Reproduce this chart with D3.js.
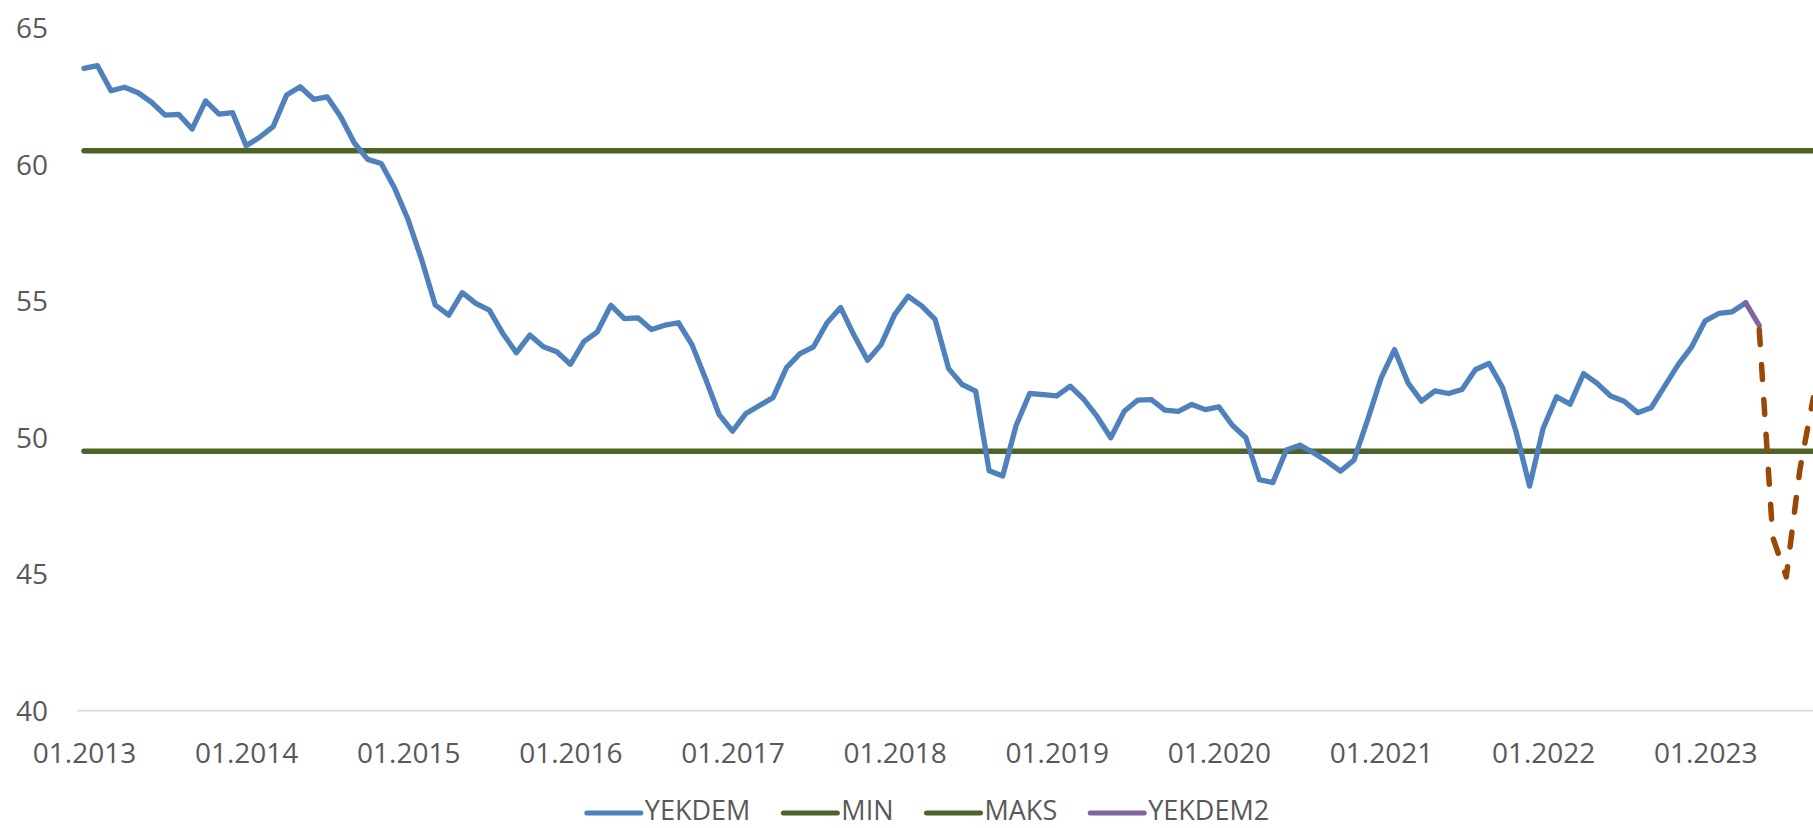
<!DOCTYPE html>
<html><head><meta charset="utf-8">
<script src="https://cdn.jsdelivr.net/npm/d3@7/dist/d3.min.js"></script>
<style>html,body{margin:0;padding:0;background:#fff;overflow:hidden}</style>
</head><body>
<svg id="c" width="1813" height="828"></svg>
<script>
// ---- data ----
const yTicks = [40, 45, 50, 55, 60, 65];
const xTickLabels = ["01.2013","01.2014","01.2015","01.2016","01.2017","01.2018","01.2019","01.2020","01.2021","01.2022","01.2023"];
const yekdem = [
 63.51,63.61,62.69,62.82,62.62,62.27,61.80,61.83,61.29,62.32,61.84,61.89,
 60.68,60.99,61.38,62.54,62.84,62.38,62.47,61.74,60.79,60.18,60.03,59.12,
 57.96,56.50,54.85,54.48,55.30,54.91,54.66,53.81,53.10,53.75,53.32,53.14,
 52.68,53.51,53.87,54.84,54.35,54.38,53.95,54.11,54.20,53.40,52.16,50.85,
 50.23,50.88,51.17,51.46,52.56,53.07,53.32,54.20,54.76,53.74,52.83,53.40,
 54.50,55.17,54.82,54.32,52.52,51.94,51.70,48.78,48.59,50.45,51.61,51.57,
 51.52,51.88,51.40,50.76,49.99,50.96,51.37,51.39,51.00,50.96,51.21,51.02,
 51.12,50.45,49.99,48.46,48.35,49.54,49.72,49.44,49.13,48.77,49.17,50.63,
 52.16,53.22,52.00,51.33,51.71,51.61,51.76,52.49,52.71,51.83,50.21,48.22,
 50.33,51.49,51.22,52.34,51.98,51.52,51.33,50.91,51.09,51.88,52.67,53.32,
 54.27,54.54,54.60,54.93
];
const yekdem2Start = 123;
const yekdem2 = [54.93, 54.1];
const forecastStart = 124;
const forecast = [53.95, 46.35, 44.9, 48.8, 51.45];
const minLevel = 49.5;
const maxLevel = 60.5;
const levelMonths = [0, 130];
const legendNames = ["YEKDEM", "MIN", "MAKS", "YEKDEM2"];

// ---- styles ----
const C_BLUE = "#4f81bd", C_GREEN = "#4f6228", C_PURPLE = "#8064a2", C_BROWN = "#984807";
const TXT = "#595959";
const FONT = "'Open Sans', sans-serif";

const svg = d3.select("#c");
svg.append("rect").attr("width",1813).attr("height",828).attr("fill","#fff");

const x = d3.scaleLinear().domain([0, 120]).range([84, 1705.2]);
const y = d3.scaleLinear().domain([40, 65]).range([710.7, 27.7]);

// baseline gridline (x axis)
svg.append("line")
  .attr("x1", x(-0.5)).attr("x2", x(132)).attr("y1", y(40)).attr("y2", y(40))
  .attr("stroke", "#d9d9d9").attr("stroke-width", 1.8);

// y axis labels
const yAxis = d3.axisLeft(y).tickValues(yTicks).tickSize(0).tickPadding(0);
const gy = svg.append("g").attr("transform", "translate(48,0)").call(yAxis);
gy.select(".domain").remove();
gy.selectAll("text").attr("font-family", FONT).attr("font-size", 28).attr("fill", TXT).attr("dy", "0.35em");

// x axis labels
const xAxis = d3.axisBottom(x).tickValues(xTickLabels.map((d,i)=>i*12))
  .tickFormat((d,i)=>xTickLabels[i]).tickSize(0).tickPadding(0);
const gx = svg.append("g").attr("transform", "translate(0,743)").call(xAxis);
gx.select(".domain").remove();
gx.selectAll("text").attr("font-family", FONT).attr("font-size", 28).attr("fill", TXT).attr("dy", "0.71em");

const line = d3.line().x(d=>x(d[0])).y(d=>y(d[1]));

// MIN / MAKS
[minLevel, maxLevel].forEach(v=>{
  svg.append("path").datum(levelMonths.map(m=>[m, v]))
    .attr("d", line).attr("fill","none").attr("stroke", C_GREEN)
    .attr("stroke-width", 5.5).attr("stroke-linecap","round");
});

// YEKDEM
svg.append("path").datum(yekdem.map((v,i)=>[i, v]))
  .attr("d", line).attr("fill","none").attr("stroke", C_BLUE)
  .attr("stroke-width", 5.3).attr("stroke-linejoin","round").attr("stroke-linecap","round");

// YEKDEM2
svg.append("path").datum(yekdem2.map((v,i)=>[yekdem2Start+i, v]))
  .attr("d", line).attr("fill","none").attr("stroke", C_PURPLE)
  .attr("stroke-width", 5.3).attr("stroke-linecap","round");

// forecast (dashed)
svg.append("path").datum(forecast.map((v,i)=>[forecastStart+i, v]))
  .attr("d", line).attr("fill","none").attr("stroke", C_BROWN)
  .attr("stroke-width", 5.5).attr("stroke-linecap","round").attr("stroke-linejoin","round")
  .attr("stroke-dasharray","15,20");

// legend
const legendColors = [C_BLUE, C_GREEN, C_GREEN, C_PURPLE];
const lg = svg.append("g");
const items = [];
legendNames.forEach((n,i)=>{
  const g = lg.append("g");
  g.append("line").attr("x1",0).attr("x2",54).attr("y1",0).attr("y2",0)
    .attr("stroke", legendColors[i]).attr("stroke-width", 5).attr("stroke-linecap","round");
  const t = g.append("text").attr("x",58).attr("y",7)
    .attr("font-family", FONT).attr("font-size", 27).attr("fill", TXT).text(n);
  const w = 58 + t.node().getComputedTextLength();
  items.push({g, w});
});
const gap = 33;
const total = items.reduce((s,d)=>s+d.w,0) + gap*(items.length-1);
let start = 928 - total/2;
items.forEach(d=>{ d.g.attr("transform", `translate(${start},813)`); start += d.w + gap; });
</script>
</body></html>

# WHAT IS ASKED:
Leave the images out, please, and restate each line word for word.

# WRITTEN SOLUTION:
Reproduce this chart with D3.js.
<!DOCTYPE html>
<html><head><meta charset="utf-8">
<script src="https://cdn.jsdelivr.net/npm/d3@7/dist/d3.min.js"></script>
<style>html,body{margin:0;padding:0;background:#fff;overflow:hidden}</style>
</head><body>
<svg id="c" width="1813" height="828"></svg>
<script>
// ---- data ----
const yTicks = [40, 45, 50, 55, 60, 65];
const xTickLabels = ["01.2013","01.2014","01.2015","01.2016","01.2017","01.2018","01.2019","01.2020","01.2021","01.2022","01.2023"];
const yekdem = [
 63.51,63.61,62.69,62.82,62.62,62.27,61.80,61.83,61.29,62.32,61.84,61.89,
 60.68,60.99,61.38,62.54,62.84,62.38,62.47,61.74,60.79,60.18,60.03,59.12,
 57.96,56.50,54.85,54.48,55.30,54.91,54.66,53.81,53.10,53.75,53.32,53.14,
 52.68,53.51,53.87,54.84,54.35,54.38,53.95,54.11,54.20,53.40,52.16,50.85,
 50.23,50.88,51.17,51.46,52.56,53.07,53.32,54.20,54.76,53.74,52.83,53.40,
 54.50,55.17,54.82,54.32,52.52,51.94,51.70,48.78,48.59,50.45,51.61,51.57,
 51.52,51.88,51.40,50.76,49.99,50.96,51.37,51.39,51.00,50.96,51.21,51.02,
 51.12,50.45,49.99,48.46,48.35,49.54,49.72,49.44,49.13,48.77,49.17,50.63,
 52.16,53.22,52.00,51.33,51.71,51.61,51.76,52.49,52.71,51.83,50.21,48.22,
 50.33,51.49,51.22,52.34,51.98,51.52,51.33,50.91,51.09,51.88,52.67,53.32,
 54.27,54.54,54.60,54.93
];
const yekdem2Start = 123;
const yekdem2 = [54.93, 54.1];
const forecastStart = 124;
const forecast = [53.95, 46.35, 44.9, 48.8, 51.45];
const minLevel = 49.5;
const maxLevel = 60.5;
const levelMonths = [0, 130];
const legendNames = ["YEKDEM", "MIN", "MAKS", "YEKDEM2"];

// ---- styles ----
const C_BLUE = "#4f81bd", C_GREEN = "#4f6228", C_PURPLE = "#8064a2", C_BROWN = "#984807";
const TXT = "#595959";
const FONT = "'Open Sans', sans-serif";

const svg = d3.select("#c");
svg.append("rect").attr("width",1813).attr("height",828).attr("fill","#fff");

const x = d3.scaleLinear().domain([0, 120]).range([84, 1705.2]);
const y = d3.scaleLinear().domain([40, 65]).range([710.7, 27.7]);

// baseline gridline (x axis)
svg.append("line")
  .attr("x1", x(-0.5)).attr("x2", x(132)).attr("y1", y(40)).attr("y2", y(40))
  .attr("stroke", "#d9d9d9").attr("stroke-width", 1.8);

// y axis labels
const yAxis = d3.axisLeft(y).tickValues(yTicks).tickSize(0).tickPadding(0);
const gy = svg.append("g").attr("transform", "translate(48,0)").call(yAxis);
gy.select(".domain").remove();
gy.selectAll("text").attr("font-family", FONT).attr("font-size", 28).attr("fill", TXT).attr("dy", "0.35em");

// x axis labels
const xAxis = d3.axisBottom(x).tickValues(xTickLabels.map((d,i)=>i*12))
  .tickFormat((d,i)=>xTickLabels[i]).tickSize(0).tickPadding(0);
const gx = svg.append("g").attr("transform", "translate(0,743)").call(xAxis);
gx.select(".domain").remove();
gx.selectAll("text").attr("font-family", FONT).attr("font-size", 28).attr("fill", TXT).attr("dy", "0.71em");

const line = d3.line().x(d=>x(d[0])).y(d=>y(d[1]));

// MIN / MAKS
[minLevel, maxLevel].forEach(v=>{
  svg.append("path").datum(levelMonths.map(m=>[m, v]))
    .attr("d", line).attr("fill","none").attr("stroke", C_GREEN)
    .attr("stroke-width", 5.5).attr("stroke-linecap","round");
});

// YEKDEM
svg.append("path").datum(yekdem.map((v,i)=>[i, v]))
  .attr("d", line).attr("fill","none").attr("stroke", C_BLUE)
  .attr("stroke-width", 5.3).attr("stroke-linejoin","round").attr("stroke-linecap","round");

// YEKDEM2
svg.append("path").datum(yekdem2.map((v,i)=>[yekdem2Start+i, v]))
  .attr("d", line).attr("fill","none").attr("stroke", C_PURPLE)
  .attr("stroke-width", 5.3).attr("stroke-linecap","round");

// forecast (dashed)
svg.append("path").datum(forecast.map((v,i)=>[forecastStart+i, v]))
  .attr("d", line).attr("fill","none").attr("stroke", C_BROWN)
  .attr("stroke-width", 5.5).attr("stroke-linecap","round").attr("stroke-linejoin","round")
  .attr("stroke-dasharray","15,20");

// legend
const legendColors = [C_BLUE, C_GREEN, C_GREEN, C_PURPLE];
const lg = svg.append("g");
const items = [];
legendNames.forEach((n,i)=>{
  const g = lg.append("g");
  g.append("line").attr("x1",0).attr("x2",54).attr("y1",0).attr("y2",0)
    .attr("stroke", legendColors[i]).attr("stroke-width", 5).attr("stroke-linecap","round");
  const t = g.append("text").attr("x",58).attr("y",7)
    .attr("font-family", FONT).attr("font-size", 27).attr("fill", TXT).text(n);
  const w = 58 + t.node().getComputedTextLength();
  items.push({g, w});
});
const gap = 33;
const total = items.reduce((s,d)=>s+d.w,0) + gap*(items.length-1);
let start = 928 - total/2;
items.forEach(d=>{ d.g.attr("transform", `translate(${start},813)`); start += d.w + gap; });
</script>
</body></html>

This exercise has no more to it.